The owners of all four businesses on Thursday’s panel felt confident in long-term success, but some said challenges remain.

According to Aversano, some people enter the bakeshop and say they weren’t even sure if they had opened yet.

Keeping the public informed and up to date can be problematic with so much change, Pezza admits, and that is something he says the community can overcome together through word of mouth and social media. 

Raising the Bar encourages business owners to put an emphasis on curb appeal, lighting, courtesy, customer service and using social media as a marketing tool, he added.

During Thursday’s gathering, Pezza noted the borough has benefited by about $250,000 (including a match contribution from local businesses) in funding from highly sought after state facade grants.

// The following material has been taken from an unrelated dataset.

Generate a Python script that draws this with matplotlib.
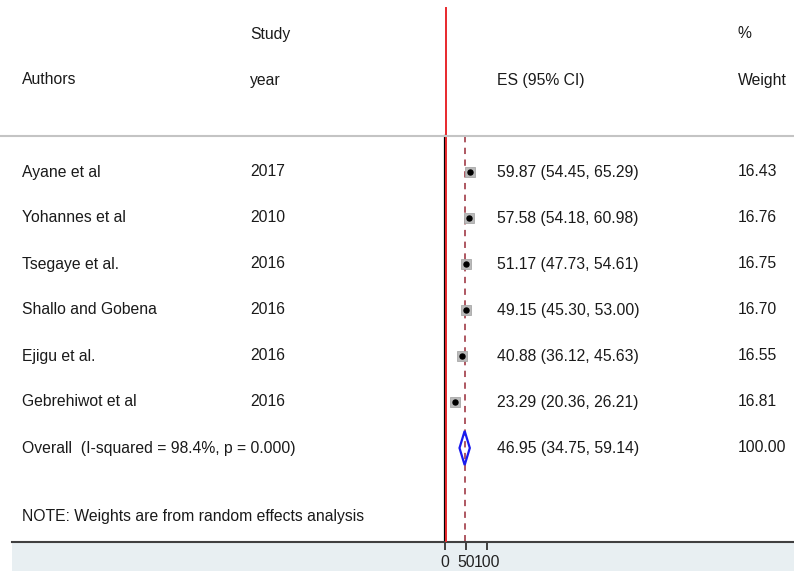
import matplotlib.pyplot as plt
import matplotlib.transforms as mtransforms
from matplotlib.patches import Polygon, Rectangle
from matplotlib.lines import Line2D

plt.rcParams['font.family'] = ['Liberation Sans', 'DejaVu Sans']

authors = ['Ayane et al', 'Yohannes et al', 'Tsegaye et al.', 'Shallo and Gobena',
           'Ejigu et al.', 'Gebrehiwot et al']
years = ['2017', '2010', '2016', '2016', '2016', '2016']
es = [59.87, 57.58, 51.17, 49.15, 40.88, 23.29]
lo = [54.45, 54.18, 47.73, 45.30, 36.12, 20.36]
hi = [65.29, 60.98, 54.61, 53.00, 45.63, 26.21]
weights = [16.43, 16.76, 16.75, 16.70, 16.55, 16.81]

overall_es, overall_lo, overall_hi = 46.95, 34.75, 59.14
overall_label = 'Overall  (I-squared = 98.4%, p = 0.000)'
note = 'NOTE: Weights are from random effects analysis'
xticks = [0, 50, 100]

W, H = 794, 571
fig = plt.figure(figsize=(W / 100, H / 100), dpi=100)
fig.patch.set_facecolor('white')

# shaded band under the axis
fig.patches.append(Rectangle((12 / W, 0), 1 - 12 / W, 29 / H, transform=fig.transFigure,
                             facecolor='#e8eff2', edgecolor='none', zorder=-5))

ax = fig.add_axes([12 / W, 29 / H, 1 - 12 / W, 1 - 29 / H])
ax.set_facecolor('none')

# effect size scale: 0 sits at x=444.8 px, 0.423 px per unit
x0, ppu = 444.8, 0.423
ax.set_xlim((12 - x0) / ppu, (W - x0) / ppu)
# rows are 46 px apart, first study at 172 px from the top
ax.set_ylim((542 - 172) / 46, -172 / 46)

for s in ['top', 'left', 'right']:
    ax.spines[s].set_visible(False)
ax.spines['bottom'].set_color('#404040')
ax.spines['bottom'].set_linewidth(1.5)
ax.set_yticks([])
ax.set_xticks(xticks)
ax.set_xticklabels([str(t) for t in xticks])
ax.tick_params(axis='x', length=6, width=1.2, color='#222222', labelsize=11.3,
               labelcolor='#222222', pad=3.5)

sep = -0.78
ybot = (542 - 172) / 46
ytop = (8 - 172) / 46

# header separator across the whole width
sep_tr = mtransforms.blended_transform_factory(fig.transFigure, ax.transData)
fig.lines.append(Line2D([0, 1], [sep, sep], transform=sep_tr, color='#c4c4c4',
                        lw=1.5, zorder=1))

# null line and overall estimate line
ax.plot([0, 0], [sep, ybot], color='black', lw=1.6, zorder=2)
red_tr = mtransforms.offset_copy(ax.transData, fig=fig, x=1.5, y=0, units='dots')
ax.plot([0, 0], [ytop, ybot], color='#e8282c', lw=1.4, transform=red_tr, zorder=3)
ax.plot([overall_es, overall_es], [sep, ybot], color='#a84a55', lw=1.3,
        dashes=(3.5, 3), zorder=2)

rows = list(range(len(es)))
wmax = max(weights)
for i in rows:
    ax.plot([lo[i], hi[i]], [i, i], color='black', lw=1, zorder=4)
    ax.plot(es[i], i, marker='s', ms=7 * (weights[i] / wmax) ** 0.5,
            color='#bababa', mec='#a8a8a8', mew=0.6, zorder=5)
    ax.plot(es[i], i, marker='o', ms=3.6, color='black', zorder=6)

orow = len(es)
h = 0.37
ax.add_patch(Polygon([(overall_lo, orow), (overall_es, orow - h), (overall_hi, orow),
                      (overall_es, orow + h)], closed=True, fill=False,
                     edgecolor='#1a1aee', lw=1.6, zorder=6))

# text columns
tr = mtransforms.blended_transform_factory(fig.transFigure, ax.transData)
cols = [22 / W, 250 / W, 497 / W, 738 / W]
kw = dict(transform=tr, va='center', ha='left', fontsize=11.3, color='#1a1a1a')

ax.text(cols[1], -3, 'Study', **kw)
ax.text(cols[3], -3, '%', **kw)
ax.text(cols[0], -2, 'Authors', **kw)
ax.text(cols[1], -2, 'year', **kw)
ax.text(cols[2], -2, 'ES (95% CI)', **kw)
ax.text(cols[3], -2, 'Weight', **kw)

for i in rows:
    ax.text(cols[0], i, authors[i], **kw)
    ax.text(cols[1], i, years[i], **kw)
    ax.text(cols[2], i, f'{es[i]:.2f} ({lo[i]:.2f}, {hi[i]:.2f})', **kw)
    ax.text(cols[3], i, f'{weights[i]:.2f}', **kw)

ax.text(cols[0], orow, overall_label, **kw)
ax.text(cols[2], orow, f'{overall_es:.2f} ({overall_lo:.2f}, {overall_hi:.2f})', **kw)
ax.text(cols[3], orow, '100.00', **kw)
ax.text(cols[0], orow + 1.5, note, **kw)

fig.savefig('out.png', dpi=100)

Raising the Bar is pushing for partnership through joint advertising among businesses like a recent billboard ad purchased by Angelina’s Bakeshop and restaurant Itri Wood Fired.

“By themselves it would have been too expensive, but chipping in together made it possible,” Pezza said.

There’s a healthy competition, but Aversano says everyone on Mill Street is united.

“Everyone looks out for each other,” she said, adding that empty storefronts help no one while boosting business is good for everyone.

Raising the Bar board member Mycle Gorman took advantage of Thursday’s warm weather to plant some flowers in the pots outside his Mill Street company Design Works.

Gorman, who also owns Spice & Co. down the street, was quick to praise the newcomers to the borough, noting that he helped the bakery with its front facade.

“I grew up in South Philly, and Bristol is really starting to feel like that same kind of community,” he said. “I always thought it had this potential. It was a diamond in the rough.”